On apprend par Le Monde que le bâtonnier de Paris, Christian Charrière-Bournazel, appelle les avocats à plaider la nullité des procédures en raison de l’état de l’insalubrité du dépôt et de la “souricière” du palais de justice, après une visite au dépôt de Paris, qui donne lieu à un rapport accablant:
“Il sera communiqué aux responsables de toutes les juridictions de Paris, au garde des sceaux, au premier ministre, au président de la République , aux parlementaires, au haut commissariat des droits de l’homme auprès de l’ONU. Personne ne pourra demain dire : « je ne savais pas ! ».
Il nous appartient, à nous, avocats, de plaider la nullité des procédures et de mettre les juridictions en face de leur responsabilité : nul ne devrait juger ni condamner une personne humaine qui a passé jusqu’à vingt-trois heures (au lieu du délai légal maximum de vingt heures) dans une cellule de trois mètres carrés, avec deux autres personnes, sur un banc en bois, qui n’a disposé ni d’eau courante, ni de lavabo, ni de W.C. isolé, qui a été soumise à des fouilles à répétition, le tout dans un local dont la saleté et la puanteur sont repoussantes. Le rapport du contrôleur général des lieux de privation de liberté, Monsieur Jean-Marie Delarue, a souligné avec courage cette situation misérable. La nullité de la procédure devrait être prononcée.” (Christian Charrière-Bournazel, “ La Conférence , la souricière et le dépôt” , Editorial du Bulletin n°14 du 24 avril 2009.)
La souricière, sous contrôle de l’administration pénitentiaire, est une zone d’attente des détenus écroués qui sont extraits des diverses maisons d’arrêt en vue de leur comparution devant une juridiction de jugement, de leur audition par un magistrat instructeur ou de toute audience devant la chambre de l’instruction ou le juge des libertés et de la détention. Elle est composée de 60 cellules côté hommes et 16 côté femmes.
Le dépôt du palais de Justice de Paris est placé sous le contrôle de la Préfecture de police de Paris.
Se trouvent au dépôt les personnes déférées à l’issue de leur garde à vue. Entre 60 et 90 personnes transitent ainsi en moyenne par jour par ce lieu côté hommes, une dizaine côté femmes.
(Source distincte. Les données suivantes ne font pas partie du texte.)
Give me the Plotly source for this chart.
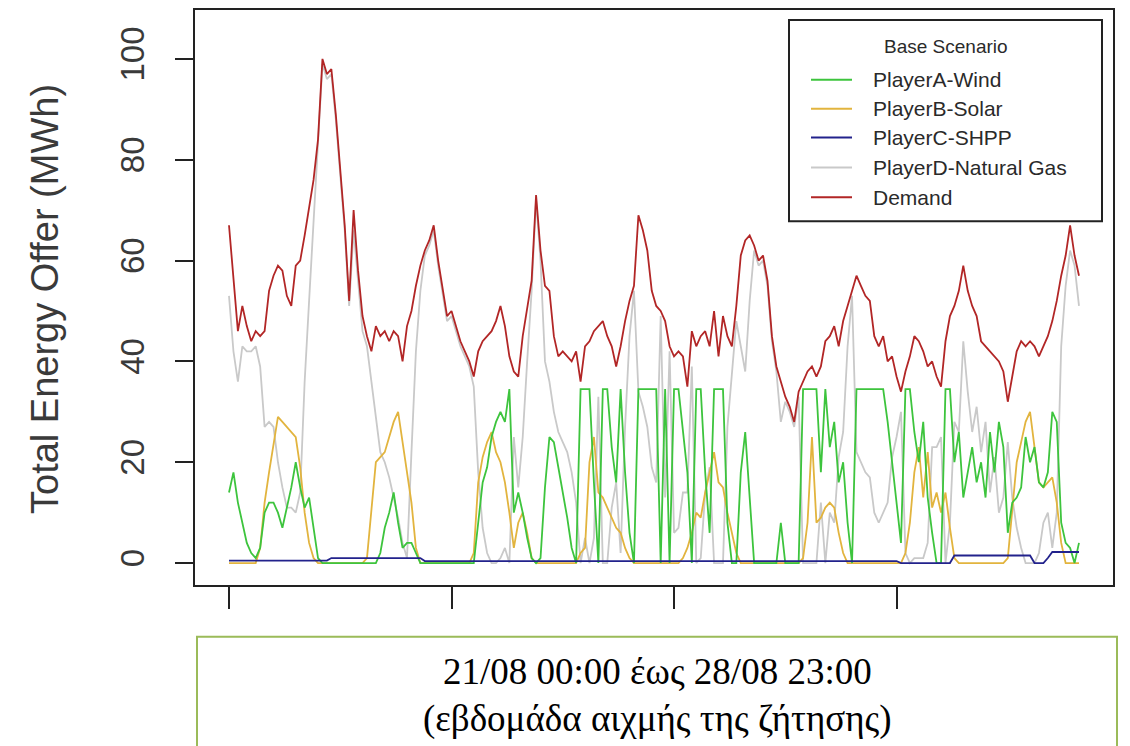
import plotly.graph_objects as go

# ---------------- data (hourly, 21/08 00:00 .. 28/08 23:00) ----------------
hours = list(range(192))

demand = [
    67, 57, 46, 51, 47, 44, 46, 45, 46, 54, 57, 59, 58, 53, 51, 59, 60, 65, 71, 76, 84, 100, 97, 98,
    89, 78, 67, 52, 70, 58, 49, 45, 42, 47, 45, 46, 44, 46, 45, 40, 47, 50, 55, 59, 62, 64, 67, 60,
    54, 49, 50, 47, 44, 42, 40, 37, 42, 44, 45, 46, 48, 51, 47, 41, 38, 37, 45, 51, 56, 73, 62, 55,
    54, 45, 41, 42, 41, 40, 42, 36, 43, 44, 46, 47, 48, 45, 43, 39, 43, 48, 52, 55, 69, 66, 62, 54,
    51, 50, 48, 43, 41, 42, 41, 35, 46, 43, 45, 46, 43, 50, 41, 49, 45, 43, 51, 61, 64, 65, 63, 60,
    61, 56, 45, 39, 36, 33, 31, 28, 34, 36, 38, 39, 37, 39, 44, 45, 47, 43, 48, 51, 54, 57, 55, 53,
    52, 45, 43, 45, 40, 41, 37, 34, 38, 41, 45, 44, 42, 39, 40, 37, 35, 44, 49, 51, 54, 59, 54, 51,
    49, 44, 43, 42, 41, 40, 38, 32, 37, 42, 44, 43, 44, 43, 41, 43, 45, 48, 52, 57, 61, 67, 61, 57,
]

wind = [
    14, 18, 12, 8, 4, 2, 1, 3, 10, 12, 12, 10, 7, 11, 15, 20, 15, 11, 13, 7, 1, 0, 0, 0,
    0, 0, 0, 0, 0, 0, 0, 0, 0, 0, 2, 7, 10, 14, 8, 3, 4, 4, 2, 0, 0, 0, 0, 0,
    0, 0, 0, 0, 0, 0, 0, 0, 8, 16, 19, 25, 28, 30, 28, 34.5, 10, 14, 10, 5, 1, 0, 1, 15,
    25, 24, 19, 14, 9, 3, 0, 34.5, 34.5, 34.5, 16, 0, 34.5, 34.5, 23, 16, 34.5, 18, 6, 0, 34.5, 34.5, 34.5, 34.5,
    34.5, 0, 34.5, 0, 34.5, 34.5, 26, 18, 0, 34.5, 34.5, 18, 6, 34.5, 34.5, 34.5, 8, 0, 0, 18, 26, 13, 0, 0,
    0, 0, 0, 0, 8, 0, 0, 0, 0, 34.5, 34.5, 34.5, 34.5, 18, 34.5, 23, 28, 16, 20, 8, 0, 34.5, 34.5, 34.5,
    34.5, 34.5, 34.5, 34.5, 28, 20, 12, 4, 34.5, 34.5, 26, 20, 28, 13, 6, 0, 0, 34.5, 34.5, 20, 26, 13, 18, 23,
    16, 20, 13, 26, 18, 28, 23, 6, 12, 13, 15, 25, 20, 23, 16, 15, 18, 30, 28, 8, 4, 3, 0, 4,
]

solar = [
    0, 0, 0, 0, 0, 0, 0, 3, 12, 18, 24, 29, 28, 27, 26, 25, 19, 10, 4, 1, 0, 0, 0, 0,
    0, 0, 0, 0, 0, 0, 0, 1, 10, 20, 21, 22, 25, 28, 30, 24, 18, 12, 3, 0, 0, 0, 0, 0,
    0, 0, 0, 0, 0, 0, 0, 2, 16, 21, 24, 26, 22, 20, 16, 10, 3, 8, 10, 6, 1, 0, 0, 0,
    0, 0, 0, 0, 0, 0, 0, 2, 3, 20, 25, 14, 13, 11, 9, 7, 6, 3, 1, 0, 0, 0, 0, 0,
    0, 0, 0, 0, 0, 0, 1, 3, 6, 10, 9, 14, 18, 22, 16, 15, 10, 6, 2, 0, 0, 0, 0, 0,
    0, 0, 0, 0, 0, 0, 0, 0, 0, 1, 8, 25, 8, 9, 11, 12, 11, 6, 2, 0, 0, 0, 0, 0,
    0, 0, 0, 0, 0, 0, 0, 0, 2, 8, 18, 23, 13, 22, 11, 14, 10, 14, 7, 1, 0, 0, 0, 0,
    0, 0, 0, 0, 0, 0, 0, 1, 10, 20, 24, 28, 30, 23, 16, 15, 16, 17, 12, 4, 0, 0, 0, 0,
]

shpp = [
    0.5, 0.5, 0.5, 0.5, 0.5, 0.5, 0.5, 0.5, 0.5, 0.5, 0.5, 0.5, 0.5, 0.5, 0.5, 0.5, 0.5, 0.5, 0.5, 0.5, 0.5, 0.5, 0.5, 1.0,
    1.0, 1.0, 1.0, 1.0, 1.0, 1.0, 1.0, 1.0, 1.0, 1.0, 1.0, 1.0, 1.0, 1.0, 1.0, 1.0, 1.0, 1.0, 1.0, 1.0, 0.4, 0.4, 0.4, 0.4,
    0.4, 0.4, 0.4, 0.4, 0.4, 0.4, 0.4, 0.4, 0.4, 0.4, 0.4, 0.4, 0.4, 0.4, 0.4, 0.4, 0.4, 0.4, 0.4, 0.4, 0.4, 0.4, 0.4, 0.4,
    0.4, 0.4, 0.4, 0.4, 0.4, 0.4, 0.4, 0.4, 0.4, 0.4, 0.4, 0.4, 0.4, 0.4, 0.4, 0.4, 0.4, 0.4, 0.4, 0.4, 0.4, 0.4, 0.4, 0.4,
    0.4, 0.4, 0.4, 0.4, 0.4, 0.4, 0.4, 0.4, 0.4, 0.4, 0.4, 0.4, 0.4, 0.4, 0.4, 0.4, 0.4, 0.4, 0.4, 0.4, 0.4, 0.4, 0.4, 0.4,
    0.4, 0.4, 0.4, 0.4, 0.4, 0.4, 0.4, 0.4, 0.4, 0.4, 0.4, 0.4, 0.4, 0.4, 0.4, 0.4, 0.4, 0.4, 0.4, 0.4, 0.4, 0.4, 0.4, 0.4,
    0.4, 0.4, 0.4, 0.4, 0.4, 0.4, 0.4, 0, 0, 0, 0, 0, 0, 0, 0, 0, 0, 0, 0, 1.5, 1.5, 1.5, 1.5, 1.5,
    1.5, 1.5, 1.5, 1.5, 1.5, 1.5, 1.5, 1.5, 1.5, 1.5, 1.5, 1.5, 1.5, 0, 0, 0, 1.0, 2.2, 2.2, 2.2, 2.2, 2.2, 2.2, 2.2,
]

gas = [
    53, 42, 36, 43, 42, 42, 43, 39, 27, 28, 27, 20, 15, 11, 11, 10, 14, 36, 52, 68, 82, 99, 96, 97,
    88, 77, 66, 51, 66, 56, 46, 43, 36, 28, 22, 20, 17, 13, 9, 4, 1, 22, 42, 54, 61, 63, 66, 59,
    53, 48, 49, 46, 43, 41, 39, 35, 18, 7, 2, 0, 0, 1, 3, 0, 25, 15, 25, 40, 54, 72, 60, 40,
    36, 30, 26, 24, 22, 18, 12, 0, 5, 0, 5, 33, 0, 0, 11, 16, 2, 27, 45, 54, 34, 31, 27, 19,
    16, 49, 13, 42, 6, 7, 14, 14, 39, 0, 1, 14, 19, 0, 0, 0, 27, 37, 48, 43, 38, 52, 62, 59,
    60, 55, 44, 38, 28, 32, 30, 27, 33, 0, 0, 0, 0, 12, 0, 10, 8, 21, 26, 43, 53, 22, 20, 18,
    17, 10, 8, 10, 12, 21, 25, 30, 2, 0, 1, 1, 1, 4, 23, 23, 25, 0, 8, 28, 26, 44, 34, 26,
    31, 22, 28, 14, 21, 10, 13, 24, 13, 7, 3, 0, 0, 0, 2, 8, 10, 3, 10, 43, 55, 62, 59, 51,
]

series_names = ["PlayerA-Wind", "PlayerB-Solar", "PlayerC-SHPP", "PlayerD-Natural Gas", "Demand"]
series_values = [wind, solar, shpp, gas, demand]
series_colors = ["#3DC43D", "#E2B43E", "#22228C", "#C9C9C9", "#B22626"]
draw_order = [3, 1, 0, 2, 4]  # gas, solar, wind, shpp, demand

x_ticks = [0, 50, 100, 150]
y_ticks = [0, 20, 40, 60, 80, 100]

legend_title = "Base Scenario"
y_title = "Total Energy Offer (MWh)"
caption_1 = "21/08 00:00 έως 28/08 23:00"
caption_2 = "(εβδομάδα αιχμής της ζήτησης)"

# ---------------- figure ----------------
W, H = 1130, 746
L, R, T, B = 195, 17, 8, 161
pw, ph = W - L - R, H - T - B


def px(xp):
    return (xp - L) / pw


def py(yp):
    return (H - B - yp) / ph


fig = go.Figure()
for k in draw_order:
    fig.add_trace(go.Scatter(
        x=hours, y=series_values[k], mode="lines", name=series_names[k],
        line=dict(color=series_colors[k], width=1.8), showlegend=False,
    ))

sans = "Liberation Sans, Arial, sans-serif"
serif = "Liberation Serif, Times New Roman, serif"

fig.update_layout(
    width=W, height=H,
    margin=dict(l=L, r=R, t=T, b=B, pad=0),
    paper_bgcolor="white", plot_bgcolor="white",
    showlegend=False,
    xaxis=dict(
        range=[-7.64, 198.64], tickvals=x_ticks, showticklabels=False,
        ticks="outside", ticklen=22, tickwidth=1.5, tickcolor="#222",
        showline=True, mirror=True, linecolor="#222", linewidth=2,
        showgrid=False, zeroline=False,
    ),
    yaxis=dict(
        range=[-4.35, 109.7], tickvals=y_ticks, tickangle=-90,
        ticks="outside", ticklen=18, tickwidth=1.5, tickcolor="#222",
        tickfont=dict(family=sans, size=33, color="#3a3a3a"),
        ticklabelstandoff=18,
        showline=True, mirror=True, linecolor="#222", linewidth=2,
        showgrid=False, zeroline=False,
    ),
)

# y-axis title
fig.add_annotation(
    xref="paper", yref="paper", x=px(45), y=py(298), text=y_title,
    textangle=-90, showarrow=False, xanchor="center", yanchor="middle",
    font=dict(family=sans, size=38, color="#3a3a3a"),
)

# legend box (drawn by hand to mimic base-R legend)
fig.add_shape(type="rect", xref="paper", yref="paper",
              x0=px(789), x1=px(1102), y0=py(220), y1=py(18),
              line=dict(color="#222", width=2), fillcolor="white", layer="above")
fig.add_annotation(xref="paper", yref="paper", x=px(946), y=py(45), text=legend_title,
                   showarrow=False, xanchor="center", yanchor="middle",
                   font=dict(family=sans, size=19, color="#2a2a2a"))
row_y = [78, 107, 136, 166, 196]
for k, yy in enumerate(row_y):
    fig.add_shape(type="line", xref="paper", yref="paper",
                  x0=px(811), x1=px(852), y0=py(yy), y1=py(yy),
                  line=dict(color=series_colors[k], width=2), layer="above")
    fig.add_annotation(xref="paper", yref="paper", x=px(871), y=py(yy), text=series_names[k],
                       showarrow=False, xanchor="left", yanchor="middle",
                       font=dict(family=sans, size=21, color="#2a2a2a"))

# caption box below the chart
fig.add_shape(type="rect", xref="paper", yref="paper",
              x0=px(197), x1=px(1117), y0=py(770), y1=py(637),
              line=dict(color="#9BBB59", width=2), fillcolor="rgba(0,0,0,0)", layer="above")
fig.add_annotation(xref="paper", yref="paper", x=px(657), y=py(672), text=caption_1,
                   showarrow=False, xanchor="center", yanchor="middle",
                   font=dict(family=serif, size=37, color="black"))
fig.add_annotation(xref="paper", yref="paper", x=px(657), y=py(719), text=caption_2,
                   showarrow=False, xanchor="center", yanchor="middle",
                   font=dict(family=serif, size=37, color="black"))

fig.write_html("out.html")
Ce rapport a été remis le 21 avril 2009 par les Secrétaires de la Conférence au Conseil de l’Ordre un rapport sur la visite au dépôt et à la souricière du palais de justice de Paris qu’ils ont effectuée le 26 février 2009
Il est disponible sur le blog de la conférence de stage .
ou là en PDF sur le site de l’Ordre
Sur la base de leurs propres constatations, le 16 avril dernier [voir la dépêche AFP sur le blog de la conférence], les Secrétaires de la Conférence ont dénoncé devant la chambre 23-1 du tribunal correctionnel de Paris l’insalubrité du dépôt et la violation de l’article 803-3 alin.1er du CPP qui prévoit qu’à l’issue de la garde à vue la personne qui comparaît devant le tribunal doit être retenue dans des locaux spécialement aménagés (article 803-3 alinéa 1er du Code de Procédure Pénale).
Le tribunal a rejeté cette première demande.
Fin 2008, le tribunal de Créteil avait fait libérer des détenus en raison de l’insalubrité des locaux du dépôt du palais de justice (Au tribunal de Créteil, le dépôt de la honte, LE MONDE | 18.11.08; Comparutions immédiates annulées pour insalubrité du dépôt du tribunal, NOUVELOBS.COM | 21.11.2008).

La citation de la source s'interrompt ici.